* _EXTRACTED INFORMATION_:
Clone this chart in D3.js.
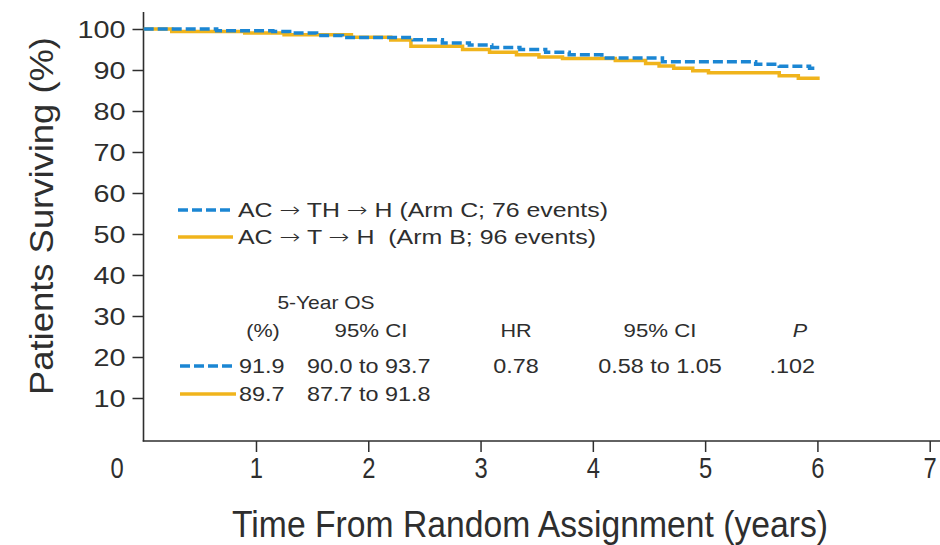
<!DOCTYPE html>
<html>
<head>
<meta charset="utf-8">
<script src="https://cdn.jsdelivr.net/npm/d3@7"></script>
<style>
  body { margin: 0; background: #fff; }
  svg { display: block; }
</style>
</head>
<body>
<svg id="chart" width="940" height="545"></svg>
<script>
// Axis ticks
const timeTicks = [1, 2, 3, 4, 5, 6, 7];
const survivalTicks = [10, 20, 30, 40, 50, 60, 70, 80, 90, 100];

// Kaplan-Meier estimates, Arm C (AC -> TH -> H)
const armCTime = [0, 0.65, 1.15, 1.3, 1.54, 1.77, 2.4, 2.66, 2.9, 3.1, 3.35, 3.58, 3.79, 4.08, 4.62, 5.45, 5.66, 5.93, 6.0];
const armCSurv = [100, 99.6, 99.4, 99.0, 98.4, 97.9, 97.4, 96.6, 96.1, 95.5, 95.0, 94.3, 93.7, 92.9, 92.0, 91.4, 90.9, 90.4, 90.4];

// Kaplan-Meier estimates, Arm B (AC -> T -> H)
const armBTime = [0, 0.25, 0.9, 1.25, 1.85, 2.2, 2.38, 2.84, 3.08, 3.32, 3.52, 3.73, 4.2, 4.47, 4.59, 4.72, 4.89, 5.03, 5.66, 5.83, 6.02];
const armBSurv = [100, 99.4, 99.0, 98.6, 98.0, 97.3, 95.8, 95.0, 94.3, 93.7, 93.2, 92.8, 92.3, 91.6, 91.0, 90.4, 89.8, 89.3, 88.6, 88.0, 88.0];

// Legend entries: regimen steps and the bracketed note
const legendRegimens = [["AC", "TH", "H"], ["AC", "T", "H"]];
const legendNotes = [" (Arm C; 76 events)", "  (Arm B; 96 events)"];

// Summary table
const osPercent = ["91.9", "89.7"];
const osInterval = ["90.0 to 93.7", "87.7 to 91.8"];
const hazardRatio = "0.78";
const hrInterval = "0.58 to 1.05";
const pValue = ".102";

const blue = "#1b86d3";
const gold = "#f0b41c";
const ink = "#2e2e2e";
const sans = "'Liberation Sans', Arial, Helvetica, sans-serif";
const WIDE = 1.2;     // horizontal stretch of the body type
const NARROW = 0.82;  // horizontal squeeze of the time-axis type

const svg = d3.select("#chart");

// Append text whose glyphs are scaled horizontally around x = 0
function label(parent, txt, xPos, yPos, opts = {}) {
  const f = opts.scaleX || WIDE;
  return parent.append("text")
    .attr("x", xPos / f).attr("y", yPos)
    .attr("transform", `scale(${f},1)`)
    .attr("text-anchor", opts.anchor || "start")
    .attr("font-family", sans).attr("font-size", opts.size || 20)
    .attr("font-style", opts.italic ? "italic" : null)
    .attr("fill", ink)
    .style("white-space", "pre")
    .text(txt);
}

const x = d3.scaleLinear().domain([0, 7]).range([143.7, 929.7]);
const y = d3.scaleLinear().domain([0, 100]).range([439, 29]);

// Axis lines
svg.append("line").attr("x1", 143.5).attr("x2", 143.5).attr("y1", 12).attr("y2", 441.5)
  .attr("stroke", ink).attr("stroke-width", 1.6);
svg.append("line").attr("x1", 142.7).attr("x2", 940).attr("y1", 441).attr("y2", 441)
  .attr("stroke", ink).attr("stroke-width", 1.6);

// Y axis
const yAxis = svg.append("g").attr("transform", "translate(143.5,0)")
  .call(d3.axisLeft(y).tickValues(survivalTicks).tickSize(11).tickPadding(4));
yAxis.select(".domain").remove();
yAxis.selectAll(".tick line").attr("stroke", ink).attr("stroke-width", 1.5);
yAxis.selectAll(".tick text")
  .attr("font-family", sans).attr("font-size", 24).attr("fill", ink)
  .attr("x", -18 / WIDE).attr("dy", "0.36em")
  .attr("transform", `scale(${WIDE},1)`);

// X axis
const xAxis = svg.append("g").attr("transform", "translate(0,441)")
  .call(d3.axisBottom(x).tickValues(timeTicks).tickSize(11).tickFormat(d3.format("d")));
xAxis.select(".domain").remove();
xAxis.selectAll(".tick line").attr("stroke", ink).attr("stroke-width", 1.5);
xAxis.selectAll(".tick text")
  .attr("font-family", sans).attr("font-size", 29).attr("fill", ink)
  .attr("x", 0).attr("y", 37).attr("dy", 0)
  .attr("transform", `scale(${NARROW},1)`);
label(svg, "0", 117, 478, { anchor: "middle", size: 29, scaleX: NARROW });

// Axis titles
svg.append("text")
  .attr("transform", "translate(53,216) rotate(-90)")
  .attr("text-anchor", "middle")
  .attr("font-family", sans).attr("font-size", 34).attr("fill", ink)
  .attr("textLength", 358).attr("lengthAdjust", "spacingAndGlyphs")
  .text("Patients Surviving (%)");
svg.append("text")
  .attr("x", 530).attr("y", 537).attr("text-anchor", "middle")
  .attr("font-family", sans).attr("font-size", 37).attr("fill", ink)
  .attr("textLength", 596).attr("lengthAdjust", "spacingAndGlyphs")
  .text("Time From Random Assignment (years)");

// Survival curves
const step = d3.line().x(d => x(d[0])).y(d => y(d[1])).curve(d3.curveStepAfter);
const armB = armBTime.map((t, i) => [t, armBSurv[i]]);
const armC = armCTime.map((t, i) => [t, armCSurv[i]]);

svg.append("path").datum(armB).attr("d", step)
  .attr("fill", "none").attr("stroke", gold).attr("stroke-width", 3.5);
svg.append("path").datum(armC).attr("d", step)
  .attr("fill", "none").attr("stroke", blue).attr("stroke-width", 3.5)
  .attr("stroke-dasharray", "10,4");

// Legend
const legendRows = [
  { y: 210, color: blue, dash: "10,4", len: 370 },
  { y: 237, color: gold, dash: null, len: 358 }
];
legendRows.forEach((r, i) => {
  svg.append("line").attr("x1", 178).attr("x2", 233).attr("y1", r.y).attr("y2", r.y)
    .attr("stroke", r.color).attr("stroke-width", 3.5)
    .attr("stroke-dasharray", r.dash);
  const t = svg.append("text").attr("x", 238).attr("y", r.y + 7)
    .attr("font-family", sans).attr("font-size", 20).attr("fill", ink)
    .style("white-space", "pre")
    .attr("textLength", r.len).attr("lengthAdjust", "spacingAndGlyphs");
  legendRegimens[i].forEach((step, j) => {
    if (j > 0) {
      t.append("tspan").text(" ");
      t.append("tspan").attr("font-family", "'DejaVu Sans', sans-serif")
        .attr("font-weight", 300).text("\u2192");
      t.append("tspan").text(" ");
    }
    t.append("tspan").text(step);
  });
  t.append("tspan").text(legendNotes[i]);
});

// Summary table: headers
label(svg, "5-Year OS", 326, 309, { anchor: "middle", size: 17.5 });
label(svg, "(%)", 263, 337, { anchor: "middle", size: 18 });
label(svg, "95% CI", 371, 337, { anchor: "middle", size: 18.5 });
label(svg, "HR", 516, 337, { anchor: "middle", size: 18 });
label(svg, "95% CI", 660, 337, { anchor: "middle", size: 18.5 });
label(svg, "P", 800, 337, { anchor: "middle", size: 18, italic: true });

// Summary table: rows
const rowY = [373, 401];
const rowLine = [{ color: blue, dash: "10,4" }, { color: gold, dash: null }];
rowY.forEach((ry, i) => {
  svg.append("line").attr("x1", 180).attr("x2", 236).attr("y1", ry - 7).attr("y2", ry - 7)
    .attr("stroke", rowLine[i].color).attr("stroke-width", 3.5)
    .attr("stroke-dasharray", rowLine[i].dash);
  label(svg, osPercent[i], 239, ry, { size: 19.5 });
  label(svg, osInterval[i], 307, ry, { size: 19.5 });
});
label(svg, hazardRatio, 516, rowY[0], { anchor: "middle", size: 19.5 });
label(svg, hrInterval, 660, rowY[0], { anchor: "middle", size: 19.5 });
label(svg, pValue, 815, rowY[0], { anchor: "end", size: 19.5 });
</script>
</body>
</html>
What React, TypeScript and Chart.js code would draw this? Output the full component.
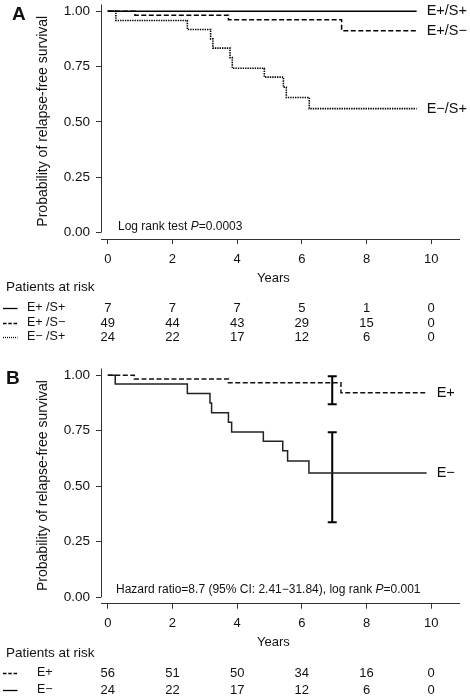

* _WORK INSTRUCTIONS_: Using the listing above, pull out all lines that hold the word "this".

* _THE ANSWER_:
Clone this chart in D3.js.
What React, TypeScript and Chart.js code would draw this? Output the full component.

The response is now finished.